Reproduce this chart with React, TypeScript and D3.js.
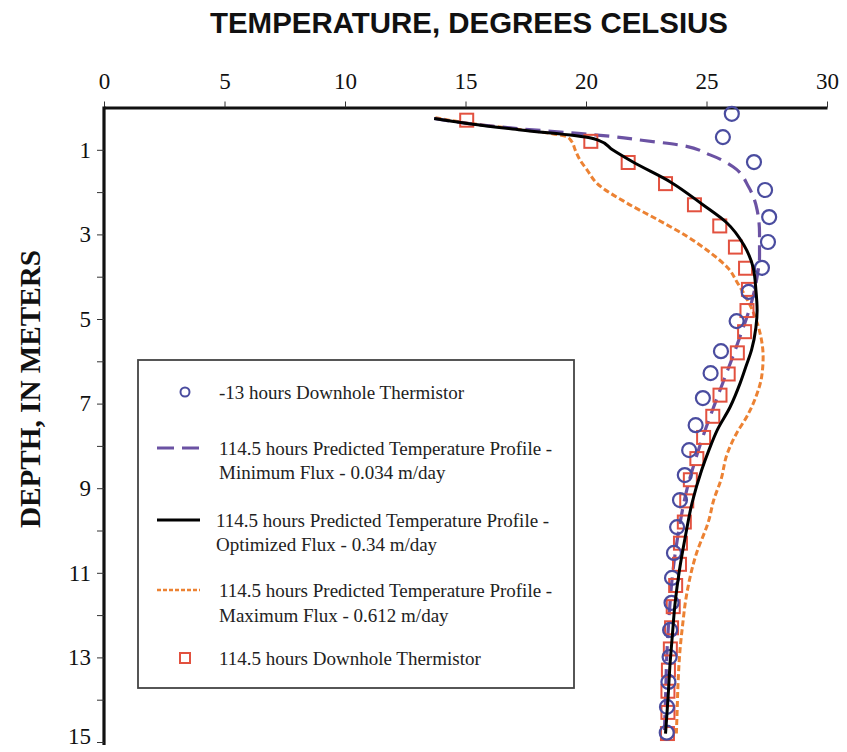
import React, { useEffect, useRef } from "react";
import * as d3 from "d3";

// ---- data ----
const xTicks = [0, 5, 10, 15, 20, 25, 30];
const yTicks = [1, 2, 3, 4, 5, 6, 7, 8, 9, 10, 11, 12, 13, 14, 15];

const circleDepth = [0.15, 0.7, 1.29, 1.95, 2.59, 3.18, 3.79, 4.36, 5.05, 5.76, 6.28, 6.87, 7.51, 8.1, 8.69, 9.28, 9.92, 10.53, 11.12, 11.71, 12.35, 12.99, 13.58, 14.17, 14.78];
const circleTemp = [26.05, 25.68, 26.97, 27.43, 27.6, 27.55, 27.3, 26.75, 26.25, 25.6, 25.17, 24.85, 24.55, 24.28, 24.1, 23.9, 23.78, 23.65, 23.57, 23.55, 23.49, 23.47, 23.42, 23.36, 23.35];

const squareDepth = [0.3, 0.8, 1.3, 1.8, 2.3, 2.8, 3.3, 3.8, 4.3, 4.8, 5.3, 5.8, 6.3, 6.8, 7.3, 7.8, 8.3, 8.8, 9.3, 9.8, 10.3, 10.8, 11.3, 11.8, 12.3, 12.8, 13.3, 13.8, 14.3, 14.8];
const squareTemp = [15.05, 20.2, 21.75, 23.3, 24.5, 25.55, 26.2, 26.62, 26.74, 26.68, 26.58, 26.28, 25.9, 25.56, 25.26, 24.88, 24.6, 24.33, 24.18, 24.08, 23.92, 23.88, 23.72, 23.62, 23.55, 23.5, 23.42, 23.4, 23.4, 23.38];

const minFluxDepth = [0.26, 0.37, 0.5, 0.6, 0.68, 0.78, 0.88, 1.12, 1.4, 1.88, 2.42, 2.97, 3.53, 4.0, 4.6, 5.0, 5.4, 5.8, 6.4, 7.0, 7.7, 8.4, 9.0, 10.0, 11.0, 12.0, 13.0, 14.0, 14.8];
const minFluxTemp = [13.7, 15.0, 17.2, 19.4, 21.0, 22.4, 23.8, 25.15, 26.1, 26.75, 27.1, 27.2, 27.2, 27.1, 26.87, 26.65, 26.4, 26.15, 25.75, 25.35, 24.9, 24.5, 24.2, 23.85, 23.6, 23.45, 23.35, 23.3, 23.25];

const optFluxDepth = [0.26, 0.37, 0.53, 0.72, 0.77, 1.0, 1.29, 1.76, 2.3, 2.73, 3.25, 3.77, 4.31, 4.8, 5.2, 5.73, 6.1, 6.51, 7.08, 7.62, 8.1, 8.57, 9.35, 10.15, 10.93, 11.7, 12.5, 13.13, 14.0, 14.8];
const optFluxTemp = [13.7, 15.0, 17.3, 20.2, 20.5, 21.1, 21.95, 23.5, 24.85, 25.85, 26.55, 26.93, 27.05, 27.1, 27.05, 26.87, 26.65, 26.4, 25.98, 25.45, 25.1, 24.8, 24.4, 24.12, 23.88, 23.7, 23.58, 23.49, 23.4, 23.3];

const maxFluxDepth = [0.24, 0.37, 0.5, 0.62, 0.69, 0.8, 1.0, 1.24, 1.48, 1.79, 2.26, 2.66, 3.05, 3.45, 3.8, 4.16, 4.55, 5.0, 5.33, 5.89, 6.36, 6.84, 7.31, 7.7, 8.2, 8.8, 9.28, 9.75, 10.6, 11.6, 12.28, 12.83, 13.6, 14.3, 14.8];
const maxFluxTemp = [13.75, 15.1, 17.0, 18.6, 19.2, 19.4, 19.55, 19.75, 20.05, 20.45, 21.7, 23.0, 24.2, 25.2, 25.9, 26.3, 26.7, 27.05, 27.22, 27.35, 27.29, 27.05, 26.67, 26.25, 25.85, 25.6, 25.3, 25.1, 24.55, 24.15, 24.0, 23.9, 23.82, 23.78, 23.75];

const legendLabels = [
  ["-13 hours Downhole Thermistor"],
  ["114.5 hours Predicted Temperature Profile -", "Minimum Flux - 0.034 m/day"],
  ["114.5 hours Predicted Temperature Profile -", "Optimized Flux - 0.34 m/day"],
  ["114.5 hours Predicted Temperature Profile -", "Maximum Flux - 0.612 m/day"],
  ["114.5 hours Downhole Thermistor"],
];

const CIRCLE = "#4a4c9f";
const SQUARE = "#e2513f";
const PURPLE = "#6b52a3";
const ORANGE = "#ec8233";
const SERIF = "'Liberation Serif', 'Times New Roman', serif";
const SANS = "'Liberation Sans', Arial, sans-serif";

export default function App() {
  const topRef = useRef<SVGGElement>(null);
  const leftRef = useRef<SVGGElement>(null);

  const x = d3.scaleLinear().domain([0, 30]).range([104, 827]);
  const y = d3.scaleLinear().domain([0, 15]).range([107.5, 742]);

  useEffect(() => {
    if (topRef.current) {
      const g = d3.select(topRef.current);
      g.selectAll("*").remove();
      g.call(d3.axisTop(x).tickValues(xTicks).tickSize(6).tickPadding(13).tickSizeOuter(0).tickFormat(d3.format("d")) as any);
      g.select(".domain").attr("stroke-width", 3.2).attr("stroke", "#111");
      g.selectAll(".tick line").attr("stroke", "#333").attr("stroke-width", 1);
      g.selectAll(".tick text").attr("font-family", SERIF).attr("font-size", 23).attr("fill", "#111");
    }
    if (leftRef.current) {
      const g = d3.select(leftRef.current);
      g.selectAll("*").remove();
      g.call(
        d3.axisLeft(y).tickValues(yTicks).tickSize(7).tickPadding(6).tickSizeOuter(0)
          .tickFormat((d: any) => (d % 2 === 1 ? String(d) : "")) as any
      );
      g.select(".domain").attr("stroke-width", 3.2).attr("stroke", "#111").attr("d", `M0,${y(0) - 1}V${y(15) + 3}`);
      g.selectAll(".tick line").attr("stroke", "#333").attr("stroke-width", 1);
      g.selectAll(".tick text").attr("font-family", SERIF).attr("font-size", 23).attr("fill", "#111");
      g.selectAll<SVGTextElement, number>(".tick text").filter((d) => d === 15).attr("dy", "0.05em");
    }
  }, []);

  const line = (depths: number[], temps: number[]) =>
    d3.line<number>().x((_, i) => x(temps[i])).y((d) => y(d)).curve(d3.curveMonotoneY)(depths) || "";

  const lx0 = 157, lx1 = 200, mx = 185;
  const textX = 219;

  return (
    <svg width={847} height={752} style={{ position: "absolute", left: 0, top: 0, background: "#fff" }}>
      <text x={469} y={33} textAnchor="middle" fontFamily={SANS} fontWeight="bold" fontSize={30} textLength={518} lengthAdjust="spacingAndGlyphs" fill="#111">
        TEMPERATURE, DEGREES CELSIUS
      </text>
      <text transform="translate(40,389) rotate(-90)" textAnchor="middle" fontFamily={SERIF} fontWeight="bold" fontSize={29} textLength={278} lengthAdjust="spacingAndGlyphs" fill="#111">
        DEPTH, IN METERS
      </text>

      <g ref={topRef} transform={`translate(0,${y(0)})`} />
      <g ref={leftRef} transform={`translate(${x(0)},0)`} />

      {/* lines */}
      <path d={line(maxFluxDepth, maxFluxTemp)} fill="none" stroke={ORANGE} strokeWidth={3} strokeDasharray="6,3" />
      <path d={line(minFluxDepth, minFluxTemp)} fill="none" stroke={PURPLE} strokeWidth={3.2} strokeDasharray="15,8" />

      {/* markers */}
      {squareDepth.map((d, i) => (
        <rect key={"s" + i} x={x(squareTemp[i]) - 6.5} y={y(d) - 6.5} width={13} height={13} fill="none" stroke={SQUARE} strokeWidth={2} />
      ))}
      {circleDepth.map((d, i) => (
        <circle key={"c" + i} cx={x(circleTemp[i])} cy={y(d)} r={7} fill="none" stroke={CIRCLE} strokeWidth={2.2} />
      ))}

      <path d={line(optFluxDepth, optFluxTemp)} fill="none" stroke="#000" strokeWidth={3} />

      {/* legend */}
      <rect x={138} y={360} width={436} height={328} fill="#fff" stroke="#444" strokeWidth={1.8} />
      <circle cx={mx} cy={392} r={4.5} fill="none" stroke={CIRCLE} strokeWidth={2} />
      <line x1={lx0} x2={lx1} y1={448} y2={448} stroke={PURPLE} strokeWidth={3} strokeDasharray="17,8" />
      <line x1={lx0} x2={lx1} y1={520} y2={520} stroke="#000" strokeWidth={3} />
      <line x1={lx0} x2={lx1} y1={590} y2={590} stroke={ORANGE} strokeWidth={2.4} strokeDasharray="4,2" />
      <rect x={mx - 5} y={653} width={10} height={10} fill="none" stroke={SQUARE} strokeWidth={2} />
      {[
        [392],
        [448, 472],
        [520, 544],
        [590, 615],
        [658],
      ].map((ys, i) =>
        ys.map((yy, j) => (
          <text key={`l${i}-${j}`} x={i === 2 ? 216 : textX} y={yy} dy="0.35em" fontFamily={SERIF} fontSize={19} fill="#222">
            {legendLabels[i][j]}
          </text>
        ))
      )}
    </svg>
  );
}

■ **Written request**: Write out exactly the opening lines of the data, stopping after the line that holds "23.42, 23.36, 23.35];". Exclude pictures.

■ **Response for this exercise**:
Reproduce this chart with React, TypeScript and D3.js.
import React, { useEffect, useRef } from "react";
import * as d3 from "d3";

// ---- data ----
const xTicks = [0, 5, 10, 15, 20, 25, 30];
const yTicks = [1, 2, 3, 4, 5, 6, 7, 8, 9, 10, 11, 12, 13, 14, 15];

const circleDepth = [0.15, 0.7, 1.29, 1.95, 2.59, 3.18, 3.79, 4.36, 5.05, 5.76, 6.28, 6.87, 7.51, 8.1, 8.69, 9.28, 9.92, 10.53, 11.12, 11.71, 12.35, 12.99, 13.58, 14.17, 14.78];
const circleTemp = [26.05, 25.68, 26.97, 27.43, 27.6, 27.55, 27.3, 26.75, 26.25, 25.6, 25.17, 24.85, 24.55, 24.28, 24.1, 23.9, 23.78, 23.65, 23.57, 23.55, 23.49, 23.47, 23.42, 23.36, 23.35];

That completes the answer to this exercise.